## Collected data:
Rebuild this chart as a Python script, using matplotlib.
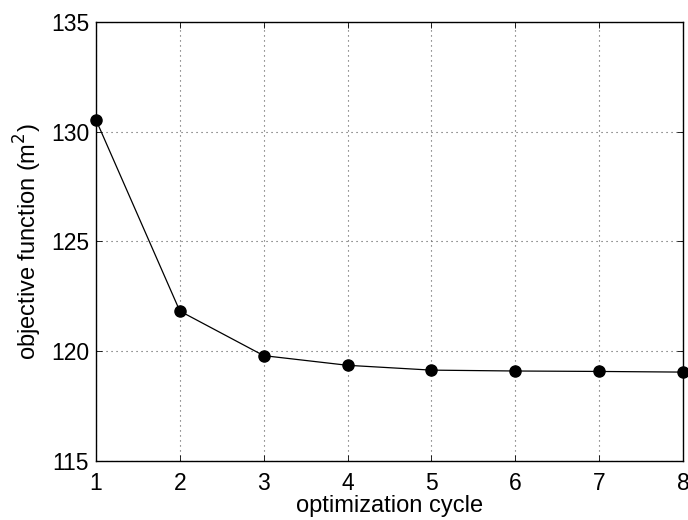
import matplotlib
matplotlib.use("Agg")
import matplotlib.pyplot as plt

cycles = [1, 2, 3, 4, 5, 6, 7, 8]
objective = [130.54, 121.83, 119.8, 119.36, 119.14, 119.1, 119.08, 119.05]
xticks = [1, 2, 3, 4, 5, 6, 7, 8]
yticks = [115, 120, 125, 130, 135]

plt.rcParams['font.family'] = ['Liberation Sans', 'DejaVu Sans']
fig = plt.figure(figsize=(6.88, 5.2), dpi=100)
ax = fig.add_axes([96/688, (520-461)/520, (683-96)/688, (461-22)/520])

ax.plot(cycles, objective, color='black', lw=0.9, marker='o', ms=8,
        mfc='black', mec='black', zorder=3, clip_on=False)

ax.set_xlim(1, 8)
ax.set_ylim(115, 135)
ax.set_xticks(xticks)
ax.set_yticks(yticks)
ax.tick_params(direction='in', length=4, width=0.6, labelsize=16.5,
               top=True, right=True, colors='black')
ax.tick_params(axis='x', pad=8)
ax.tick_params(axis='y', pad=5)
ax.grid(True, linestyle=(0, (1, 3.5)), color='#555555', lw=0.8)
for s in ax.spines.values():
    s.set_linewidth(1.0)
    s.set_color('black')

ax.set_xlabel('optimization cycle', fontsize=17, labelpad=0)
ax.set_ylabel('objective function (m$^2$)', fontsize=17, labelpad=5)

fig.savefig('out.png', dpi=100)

## The task:
Repeat the lines above, starting at the first and stopping after the line that holds "(520-461)/520, (683-96)/688, (461-22)/520])", with the pictures left out.

## Right answer:
Rebuild this chart as a Python script, using matplotlib.
import matplotlib
matplotlib.use("Agg")
import matplotlib.pyplot as plt

cycles = [1, 2, 3, 4, 5, 6, 7, 8]
objective = [130.54, 121.83, 119.8, 119.36, 119.14, 119.1, 119.08, 119.05]
xticks = [1, 2, 3, 4, 5, 6, 7, 8]
yticks = [115, 120, 125, 130, 135]

plt.rcParams['font.family'] = ['Liberation Sans', 'DejaVu Sans']
fig = plt.figure(figsize=(6.88, 5.2), dpi=100)
ax = fig.add_axes([96/688, (520-461)/520, (683-96)/688, (461-22)/520])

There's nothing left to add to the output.